Klatschmohn im Getreide
Klatschmohn im Getreide

Der einstige Rittersitz Gutenpaaren hat endlich alles was ich erhoffte: einen alten Friedhof, sanierte Gebäude aus Ziegel und verfallene. Ein Storchennest mit Frau Adebare auf den Eiern.
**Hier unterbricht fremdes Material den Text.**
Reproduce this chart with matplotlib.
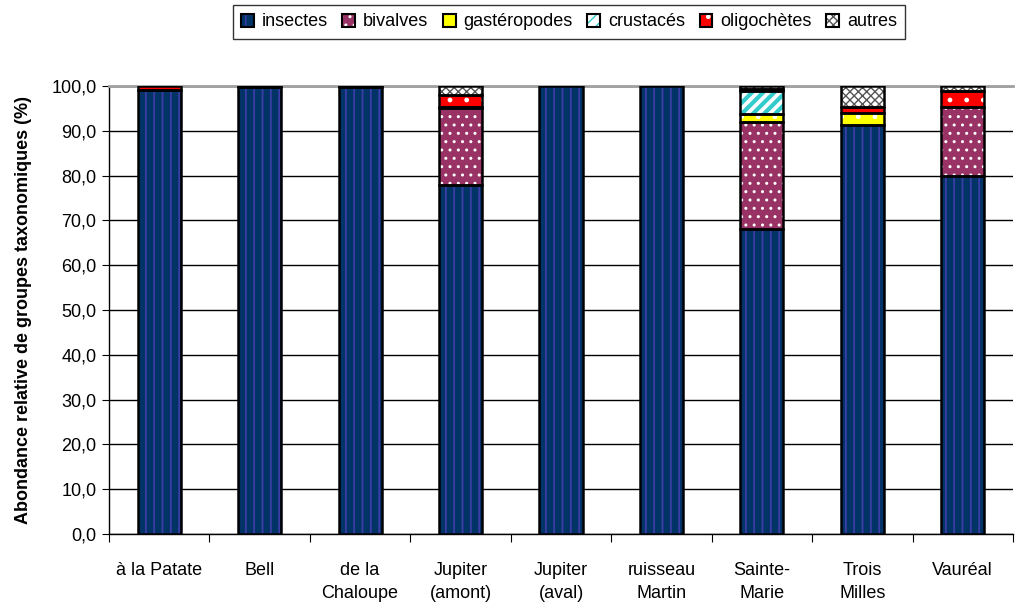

Die Busse kommen zur Auswahl – Potsdam oder Brandenburg. Ich erinnere das Gespräch am Morgen. Ja, mein Busnachbar hat Recht: hier leben dürfen und bis in die Nacht hinein in den Sternenhimmel schauen können…
Wenigstens Aldi und Edeka erspare ich mir in Berlin. Es gibt Wildgemüse und süße Rosen-Fliederblütenküchlein.

Gutenpaaren
Das einst reiche Gutenpaaren – Träumerei

Biene

In Zukunft werde ich wohl auf meine Rosengelüste verzichten:
Im Staubgefäß der Blüte taumelt eine Biene. Aber weder diese Biene noch ein anderes Insekt nimmt meine blattlosen Blüten an, nicht einmal mit nur einigen fehlenden Blütenblättern. Betäubt von der süßen Nahrung brauchen sie offensichtlich deren Halt.